- [PROBLEM DETAILS] The lines to extract run from the first line of the material below to the line containing "from bokeh.resources import INLINE", both included; leave the pictures behind.

─── RECORDED DATA ───

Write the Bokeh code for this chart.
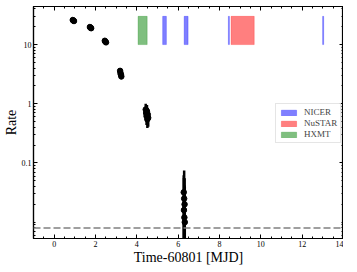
import numpy as np
from bokeh.plotting import figure
from bokeh.models import (Range1d, LinearAxis, LogAxis, FixedTicker, Span,
                          CustomJSTickFormatter, Legend, LegendItem, ColumnDataSource)
from bokeh.embed import file_html
from bokeh.resources import INLINE

# ---- data ----
lc_x = [0.90, 0.93, 0.96,
        1.73, 1.76, 1.79,
        2.45, 2.48, 2.51,
        3.19, 3.21, 3.23, 3.25,
        4.43, 4.45, 4.47, 4.49, 4.51, 4.53, 4.55,
        6.27, 6.28, 6.29, 6.30, 6.31, 6.32]
lc_y = [26.0, 25.5, 25.0,
        19.8, 19.3, 18.9,
        11.6, 11.2, 10.9,
        3.6, 3.3, 3.1, 2.9,
        0.80, 0.70, 0.62, 0.75, 0.55, 0.66, 0.58,
        0.032, 0.016, 0.025, 0.012, 0.020, 0.010]
lc_err = [1.2, 1.2, 1.2,
          1.0, 1.0, 1.0,
          0.7, 0.7, 0.7,
          0.4, 0.4, 0.4, 0.3,
          0.20, 0.20, 0.18, 0.20, 0.16, 0.18, 0.17,
          0.030, 0.040, 0.050, 0.030, 0.035, 0.030]

nicer_start = [5.25, 6.29, 8.43, 12.99]
nicer_end = [5.43, 6.48, 8.48, 13.04]
nustar_start = [8.56]
nustar_end = [9.68]
hxmt_start = [4.06]
hxmt_end = [4.50]
band_low = 10.0
band_high = 30.0
bkg_level = 0.008

x_ticks = [0, 2, 4, 6, 8, 10, 12, 14]
y_ticks = [0.1, 1, 10]

FONT = "Liberation Serif"

p = figure(frame_width=310, frame_height=232, y_axis_type="log",
           x_range=Range1d(-1, 14), y_range=Range1d(0.0053, 44),
           output_backend="svg", toolbar_location=None,
           min_border_left=0, min_border_right=0, min_border_top=6, min_border_bottom=0)
p.background_fill_color = "white"
p.border_fill_color = "white"
p.grid.visible = False
p.outline_line_color = "black"
p.outline_line_width = 1.2

x_minor = list(np.arange(-1, 14.01, 0.5))
y_minor = [m * 10.0 ** e for e in (-3, -2, -1, 0, 1) for m in range(1, 10)]
xt = FixedTicker(ticks=x_ticks, minor_ticks=x_minor)
yt = FixedTicker(ticks=y_ticks, minor_ticks=y_minor)

def style(ax, labels=True):
    ax.major_tick_in = 4
    ax.major_tick_out = 0
    ax.minor_tick_in = 2
    ax.minor_tick_out = 0
    ax.axis_line_color = "black"
    ax.axis_line_width = 1.2
    ax.major_label_text_font = FONT
    ax.major_label_text_font_size = "8px"
    ax.major_label_text_color = "black"
    ax.major_label_standoff = 2
    ax.axis_label_text_font = FONT
    ax.axis_label_text_font_size = "14px"
    ax.axis_label_text_font_style = "normal"
    ax.axis_label_text_color = "black"
    if not labels:
        ax.major_label_text_font_size = "1px"
        ax.major_label_text_alpha = 0
        ax.major_label_standoff = 0

p.xaxis.ticker = xt
p.yaxis.ticker = yt
p.yaxis.formatter = CustomJSTickFormatter(code="return String(tick);")
style(p.xaxis[0])
style(p.yaxis[0])
p.xaxis.axis_label = "Time-60801 [MJD]"
p.yaxis.axis_label = "Rate"
p.xaxis.axis_label_standoff = 0
p.yaxis.axis_label_standoff = 0

top_ax = LinearAxis(ticker=xt)
style(top_ax, labels=False)
p.add_layout(top_ax, "above")
right_ax = LogAxis(ticker=yt)
style(right_ax, labels=False)
p.add_layout(right_ax, "right")

# observation windows
r_nicer = p.quad(left=nicer_start, right=nicer_end, bottom=band_low, top=band_high,
                 fill_color="blue", fill_alpha=0.5, line_color="blue", line_alpha=0.5, line_width=0.5)
r_nustar = p.quad(left=nustar_start, right=nustar_end, bottom=band_low, top=band_high,
                  fill_color="red", fill_alpha=0.5, line_color="red", line_alpha=0.5, line_width=0.5)
r_hxmt = p.quad(left=hxmt_start, right=hxmt_end, bottom=band_low, top=band_high,
                fill_color="green", fill_alpha=0.5, line_color="green", line_alpha=0.5, line_width=0.5)

# light curve with error bars
y = np.array(lc_y)
e = np.array(lc_err)
lo = np.maximum(y - e, 1e-4)
hi = y + e
src = ColumnDataSource(dict(x=lc_x, y=lc_y, lo=lo, hi=hi))
p.segment(x0="x", y0="lo", x1="x", y1="hi", source=src, line_color="black", line_width=2.5)
p.scatter(x="x", y="y", source=src, size=5.5, color="black")

p.add_layout(Span(location=bkg_level, dimension="width", line_color="gray",
                  line_dash="7 3", line_width=1.5))

legend = Legend(items=[LegendItem(label="NICER", renderers=[r_nicer]),
                       LegendItem(label="NuSTAR", renderers=[r_nustar]),
                       LegendItem(label="HXMT", renderers=[r_hxmt])],
                location=(242, 95))
legend.label_text_font = FONT
legend.label_text_font_size = "9px"
legend.glyph_width = 19
legend.glyph_height = 7
legend.label_height = 8
legend.spacing = 1
legend.padding = 3
legend.margin = 0
legend.label_standoff = 6
legend.border_line_color = "#cccccc"
legend.border_line_width = 1
legend.background_fill_alpha = 0.8
p.add_layout(legend, "center")

open("out.html", "w").write(file_html(p, INLINE))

───

- [THE RESPONSE]
Write the Bokeh code for this chart.
import numpy as np
from bokeh.plotting import figure
from bokeh.models import (Range1d, LinearAxis, LogAxis, FixedTicker, Span,
                          CustomJSTickFormatter, Legend, LegendItem, ColumnDataSource)
from bokeh.embed import file_html
from bokeh.resources import INLINE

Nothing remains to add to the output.